### BRIEF
Each line below must be set down exactly; omit any image you find.

[Charts and diagrams as code]
□ □ □ □ □

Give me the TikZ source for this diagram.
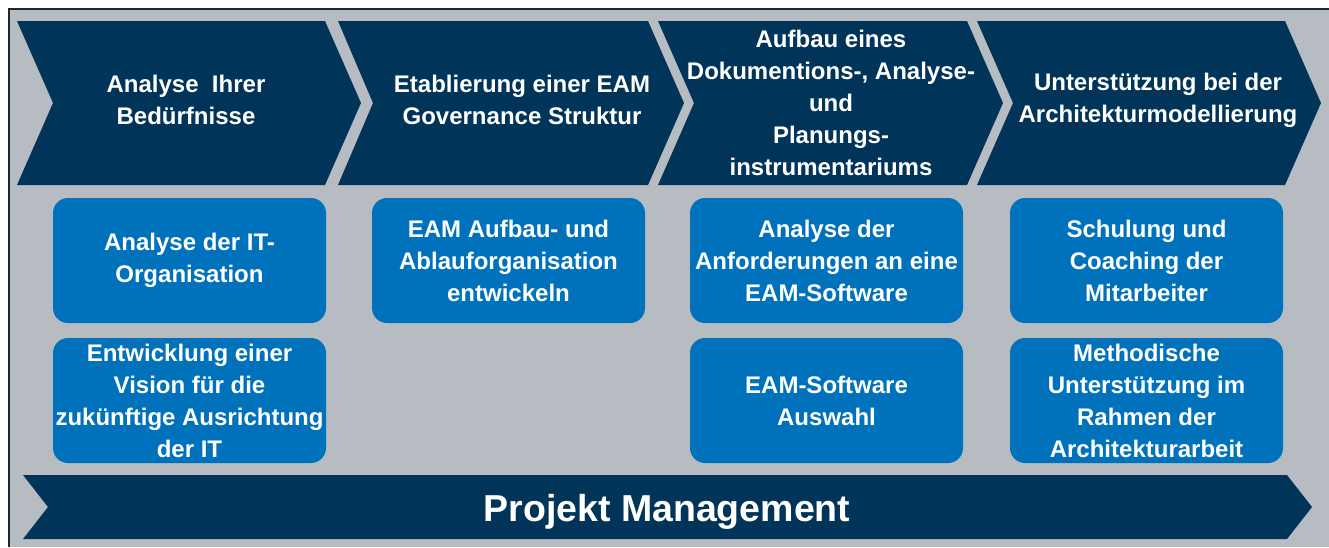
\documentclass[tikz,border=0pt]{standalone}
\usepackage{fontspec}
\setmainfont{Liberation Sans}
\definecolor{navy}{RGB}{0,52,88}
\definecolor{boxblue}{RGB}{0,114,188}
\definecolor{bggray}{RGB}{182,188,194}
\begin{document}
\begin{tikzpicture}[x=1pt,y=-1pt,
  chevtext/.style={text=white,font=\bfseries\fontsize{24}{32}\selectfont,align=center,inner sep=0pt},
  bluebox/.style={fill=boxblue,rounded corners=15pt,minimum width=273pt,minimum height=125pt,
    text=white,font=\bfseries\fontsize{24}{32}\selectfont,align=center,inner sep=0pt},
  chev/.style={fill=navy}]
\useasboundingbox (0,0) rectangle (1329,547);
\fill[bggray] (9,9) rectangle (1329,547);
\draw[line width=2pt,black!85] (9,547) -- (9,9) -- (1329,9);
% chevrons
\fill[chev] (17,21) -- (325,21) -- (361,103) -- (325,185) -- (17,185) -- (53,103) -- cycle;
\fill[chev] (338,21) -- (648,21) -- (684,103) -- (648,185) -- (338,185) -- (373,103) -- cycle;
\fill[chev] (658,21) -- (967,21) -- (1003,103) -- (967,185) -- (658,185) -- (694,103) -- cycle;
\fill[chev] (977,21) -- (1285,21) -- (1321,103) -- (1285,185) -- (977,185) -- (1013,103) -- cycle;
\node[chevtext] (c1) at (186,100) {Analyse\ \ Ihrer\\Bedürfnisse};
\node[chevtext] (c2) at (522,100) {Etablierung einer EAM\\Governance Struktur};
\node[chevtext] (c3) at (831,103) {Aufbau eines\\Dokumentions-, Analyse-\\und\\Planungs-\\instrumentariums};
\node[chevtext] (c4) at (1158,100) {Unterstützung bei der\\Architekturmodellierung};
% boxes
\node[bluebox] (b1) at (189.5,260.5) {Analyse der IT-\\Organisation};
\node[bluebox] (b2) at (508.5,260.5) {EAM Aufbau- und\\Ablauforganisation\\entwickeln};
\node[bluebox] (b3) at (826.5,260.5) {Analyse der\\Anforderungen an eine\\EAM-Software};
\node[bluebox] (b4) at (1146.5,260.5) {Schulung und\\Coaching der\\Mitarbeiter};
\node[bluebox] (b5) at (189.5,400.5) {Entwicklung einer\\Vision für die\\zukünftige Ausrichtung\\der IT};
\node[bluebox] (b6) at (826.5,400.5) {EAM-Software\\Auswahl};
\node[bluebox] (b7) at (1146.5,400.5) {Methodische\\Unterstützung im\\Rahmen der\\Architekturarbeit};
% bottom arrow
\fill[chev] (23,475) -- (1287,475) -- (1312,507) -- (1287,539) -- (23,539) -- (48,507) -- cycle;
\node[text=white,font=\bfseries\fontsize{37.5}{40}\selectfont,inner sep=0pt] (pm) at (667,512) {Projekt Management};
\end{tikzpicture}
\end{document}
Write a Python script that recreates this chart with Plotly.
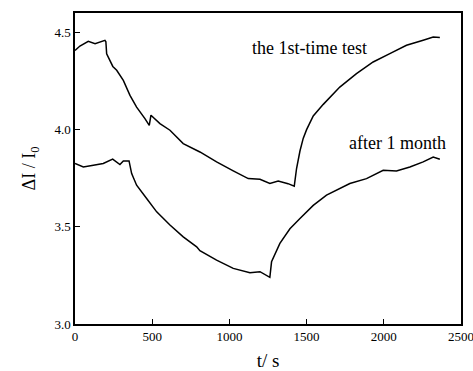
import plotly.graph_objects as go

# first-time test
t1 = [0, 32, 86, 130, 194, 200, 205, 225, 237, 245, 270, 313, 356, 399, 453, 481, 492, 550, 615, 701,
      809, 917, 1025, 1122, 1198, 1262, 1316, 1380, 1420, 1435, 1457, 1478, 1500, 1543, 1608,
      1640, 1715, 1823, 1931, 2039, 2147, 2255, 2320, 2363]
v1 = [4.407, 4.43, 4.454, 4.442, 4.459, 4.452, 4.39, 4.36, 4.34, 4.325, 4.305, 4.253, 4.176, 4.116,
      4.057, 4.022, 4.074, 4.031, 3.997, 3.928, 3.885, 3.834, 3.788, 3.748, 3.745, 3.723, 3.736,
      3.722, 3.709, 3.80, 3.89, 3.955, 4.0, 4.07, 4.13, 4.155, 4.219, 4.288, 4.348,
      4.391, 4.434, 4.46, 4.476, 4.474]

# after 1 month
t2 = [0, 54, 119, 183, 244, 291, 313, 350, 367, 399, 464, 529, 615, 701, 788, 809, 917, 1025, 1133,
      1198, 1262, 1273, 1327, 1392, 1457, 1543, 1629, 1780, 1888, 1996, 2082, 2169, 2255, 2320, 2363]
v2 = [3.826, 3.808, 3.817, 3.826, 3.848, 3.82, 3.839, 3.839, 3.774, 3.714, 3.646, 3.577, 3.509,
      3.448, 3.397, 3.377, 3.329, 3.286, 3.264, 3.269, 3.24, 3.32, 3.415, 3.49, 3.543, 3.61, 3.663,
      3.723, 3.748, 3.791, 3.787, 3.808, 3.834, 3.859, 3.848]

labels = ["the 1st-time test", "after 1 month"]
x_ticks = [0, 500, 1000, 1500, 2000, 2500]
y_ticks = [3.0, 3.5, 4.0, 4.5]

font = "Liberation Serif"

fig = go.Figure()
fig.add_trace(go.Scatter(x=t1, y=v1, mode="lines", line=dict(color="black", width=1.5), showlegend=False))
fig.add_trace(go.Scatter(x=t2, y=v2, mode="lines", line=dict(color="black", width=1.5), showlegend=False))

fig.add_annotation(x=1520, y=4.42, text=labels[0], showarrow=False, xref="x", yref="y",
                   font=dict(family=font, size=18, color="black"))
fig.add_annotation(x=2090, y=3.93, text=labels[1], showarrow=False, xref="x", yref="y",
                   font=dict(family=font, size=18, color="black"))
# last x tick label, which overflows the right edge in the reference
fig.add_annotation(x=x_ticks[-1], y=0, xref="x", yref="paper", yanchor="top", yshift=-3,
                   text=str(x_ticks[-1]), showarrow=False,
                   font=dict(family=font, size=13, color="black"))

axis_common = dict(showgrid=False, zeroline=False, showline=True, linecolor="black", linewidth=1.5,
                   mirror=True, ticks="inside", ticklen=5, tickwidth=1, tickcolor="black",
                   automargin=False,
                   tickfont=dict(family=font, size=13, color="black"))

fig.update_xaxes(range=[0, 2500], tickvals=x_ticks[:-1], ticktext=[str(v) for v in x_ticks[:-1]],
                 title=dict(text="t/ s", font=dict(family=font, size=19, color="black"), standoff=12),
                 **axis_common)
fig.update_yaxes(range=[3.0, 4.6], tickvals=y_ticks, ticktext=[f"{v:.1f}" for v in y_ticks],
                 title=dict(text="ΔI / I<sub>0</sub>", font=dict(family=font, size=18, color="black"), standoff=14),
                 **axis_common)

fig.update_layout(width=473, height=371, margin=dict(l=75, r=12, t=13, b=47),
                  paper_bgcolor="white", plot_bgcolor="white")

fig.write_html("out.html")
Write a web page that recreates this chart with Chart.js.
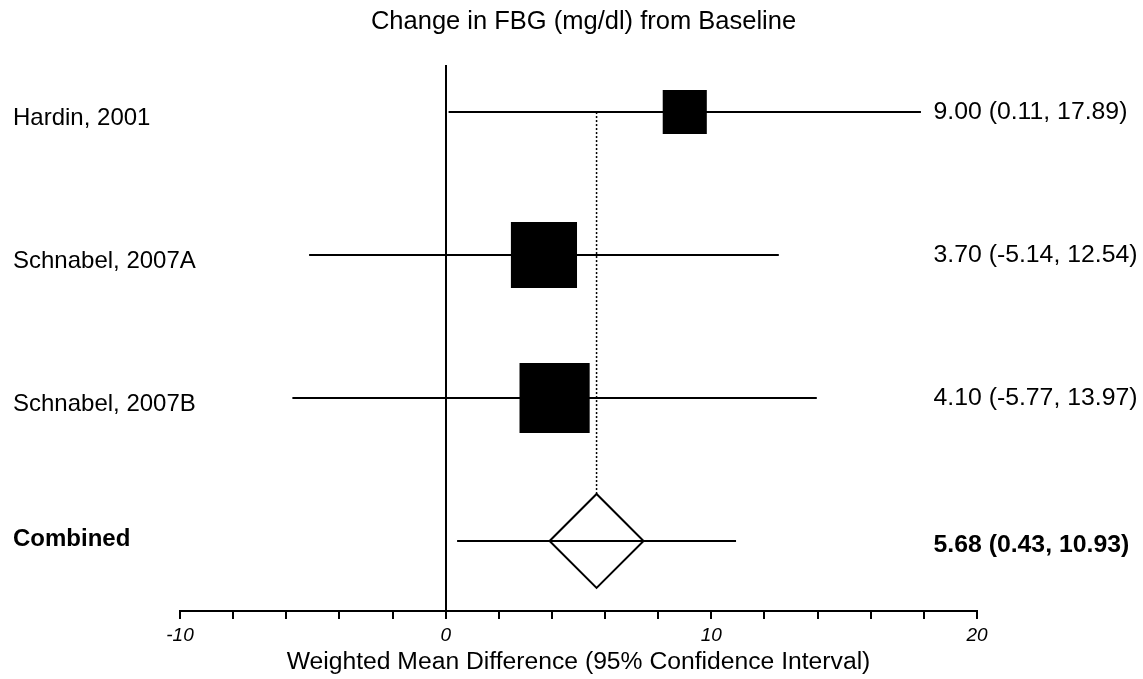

□ □ □ □ □

### COMPLETE RESPONSE
Give me the TikZ source for this diagram.
\documentclass[tikz,border=0pt]{standalone}
\usepackage{fontspec}
\setmainfont{Liberation Sans}
\definecolor{navy}{RGB}{0,52,88}
\definecolor{boxblue}{RGB}{0,114,188}
\definecolor{bggray}{RGB}{182,188,194}
\begin{document}
\begin{tikzpicture}[x=1pt,y=-1pt,
  chevtext/.style={text=white,font=\bfseries\fontsize{24}{32}\selectfont,align=center,inner sep=0pt},
  bluebox/.style={fill=boxblue,rounded corners=15pt,minimum width=273pt,minimum height=125pt,
    text=white,font=\bfseries\fontsize{24}{32}\selectfont,align=center,inner sep=0pt},
  chev/.style={fill=navy}]
\useasboundingbox (0,0) rectangle (1329,547);
\fill[bggray] (9,9) rectangle (1329,547);
\draw[line width=2pt,black!85] (9,547) -- (9,9) -- (1329,9);
% chevrons
\fill[chev] (17,21) -- (325,21) -- (361,103) -- (325,185) -- (17,185) -- (53,103) -- cycle;
\fill[chev] (338,21) -- (648,21) -- (684,103) -- (648,185) -- (338,185) -- (373,103) -- cycle;
\fill[chev] (658,21) -- (967,21) -- (1003,103) -- (967,185) -- (658,185) -- (694,103) -- cycle;
\fill[chev] (977,21) -- (1285,21) -- (1321,103) -- (1285,185) -- (977,185) -- (1013,103) -- cycle;
\node[chevtext] (c1) at (186,100) {Analyse\ \ Ihrer\\Bedürfnisse};
\node[chevtext] (c2) at (522,100) {Etablierung einer EAM\\Governance Struktur};
\node[chevtext] (c3) at (831,103) {Aufbau eines\\Dokumentions-, Analyse-\\und\\Planungs-\\instrumentariums};
\node[chevtext] (c4) at (1158,100) {Unterstützung bei der\\Architekturmodellierung};
% boxes
\node[bluebox] (b1) at (189.5,260.5) {Analyse der IT-\\Organisation};
\node[bluebox] (b2) at (508.5,260.5) {EAM Aufbau- und\\Ablauforganisation\\entwickeln};
\node[bluebox] (b3) at (826.5,260.5) {Analyse der\\Anforderungen an eine\\EAM-Software};
\node[bluebox] (b4) at (1146.5,260.5) {Schulung und\\Coaching der\\Mitarbeiter};
\node[bluebox] (b5) at (189.5,400.5) {Entwicklung einer\\Vision für die\\zukünftige Ausrichtung\\der IT};
\node[bluebox] (b6) at (826.5,400.5) {EAM-Software\\Auswahl};
\node[bluebox] (b7) at (1146.5,400.5) {Methodische\\Unterstützung im\\Rahmen der\\Architekturarbeit};
% bottom arrow
\fill[chev] (23,475) -- (1287,475) -- (1312,507) -- (1287,539) -- (23,539) -- (48,507) -- cycle;
\node[text=white,font=\bfseries\fontsize{37.5}{40}\selectfont,inner sep=0pt] (pm) at (667,512) {Projekt Management};
\end{tikzpicture}
\end{document}
Write a Python script that recreates this chart with Plotly.
import plotly.graph_objects as go

# first-time test
t1 = [0, 32, 86, 130, 194, 200, 205, 225, 237, 245, 270, 313, 356, 399, 453, 481, 492, 550, 615, 701,
      809, 917, 1025, 1122, 1198, 1262, 1316, 1380, 1420, 1435, 1457, 1478, 1500, 1543, 1608,
      1640, 1715, 1823, 1931, 2039, 2147, 2255, 2320, 2363]
v1 = [4.407, 4.43, 4.454, 4.442, 4.459, 4.452, 4.39, 4.36, 4.34, 4.325, 4.305, 4.253, 4.176, 4.116,
      4.057, 4.022, 4.074, 4.031, 3.997, 3.928, 3.885, 3.834, 3.788, 3.748, 3.745, 3.723, 3.736,
      3.722, 3.709, 3.80, 3.89, 3.955, 4.0, 4.07, 4.13, 4.155, 4.219, 4.288, 4.348,
      4.391, 4.434, 4.46, 4.476, 4.474]

# after 1 month
t2 = [0, 54, 119, 183, 244, 291, 313, 350, 367, 399, 464, 529, 615, 701, 788, 809, 917, 1025, 1133,
      1198, 1262, 1273, 1327, 1392, 1457, 1543, 1629, 1780, 1888, 1996, 2082, 2169, 2255, 2320, 2363]
v2 = [3.826, 3.808, 3.817, 3.826, 3.848, 3.82, 3.839, 3.839, 3.774, 3.714, 3.646, 3.577, 3.509,
      3.448, 3.397, 3.377, 3.329, 3.286, 3.264, 3.269, 3.24, 3.32, 3.415, 3.49, 3.543, 3.61, 3.663,
      3.723, 3.748, 3.791, 3.787, 3.808, 3.834, 3.859, 3.848]

labels = ["the 1st-time test", "after 1 month"]
x_ticks = [0, 500, 1000, 1500, 2000, 2500]
y_ticks = [3.0, 3.5, 4.0, 4.5]

font = "Liberation Serif"

fig = go.Figure()
fig.add_trace(go.Scatter(x=t1, y=v1, mode="lines", line=dict(color="black", width=1.5), showlegend=False))
fig.add_trace(go.Scatter(x=t2, y=v2, mode="lines", line=dict(color="black", width=1.5), showlegend=False))

fig.add_annotation(x=1520, y=4.42, text=labels[0], showarrow=False, xref="x", yref="y",
                   font=dict(family=font, size=18, color="black"))
fig.add_annotation(x=2090, y=3.93, text=labels[1], showarrow=False, xref="x", yref="y",
                   font=dict(family=font, size=18, color="black"))
# last x tick label, which overflows the right edge in the reference
fig.add_annotation(x=x_ticks[-1], y=0, xref="x", yref="paper", yanchor="top", yshift=-3,
                   text=str(x_ticks[-1]), showarrow=False,
                   font=dict(family=font, size=13, color="black"))

axis_common = dict(showgrid=False, zeroline=False, showline=True, linecolor="black", linewidth=1.5,
                   mirror=True, ticks="inside", ticklen=5, tickwidth=1, tickcolor="black",
                   automargin=False,
                   tickfont=dict(family=font, size=13, color="black"))

fig.update_xaxes(range=[0, 2500], tickvals=x_ticks[:-1], ticktext=[str(v) for v in x_ticks[:-1]],
                 title=dict(text="t/ s", font=dict(family=font, size=19, color="black"), standoff=12),
                 **axis_common)
fig.update_yaxes(range=[3.0, 4.6], tickvals=y_ticks, ticktext=[f"{v:.1f}" for v in y_ticks],
                 title=dict(text="ΔI / I<sub>0</sub>", font=dict(family=font, size=18, color="black"), standoff=14),
                 **axis_common)

fig.update_layout(width=473, height=371, margin=dict(l=75, r=12, t=13, b=47),
                  paper_bgcolor="white", plot_bgcolor="white")

fig.write_html("out.html")
Write a web page that recreates this chart with Chart.js.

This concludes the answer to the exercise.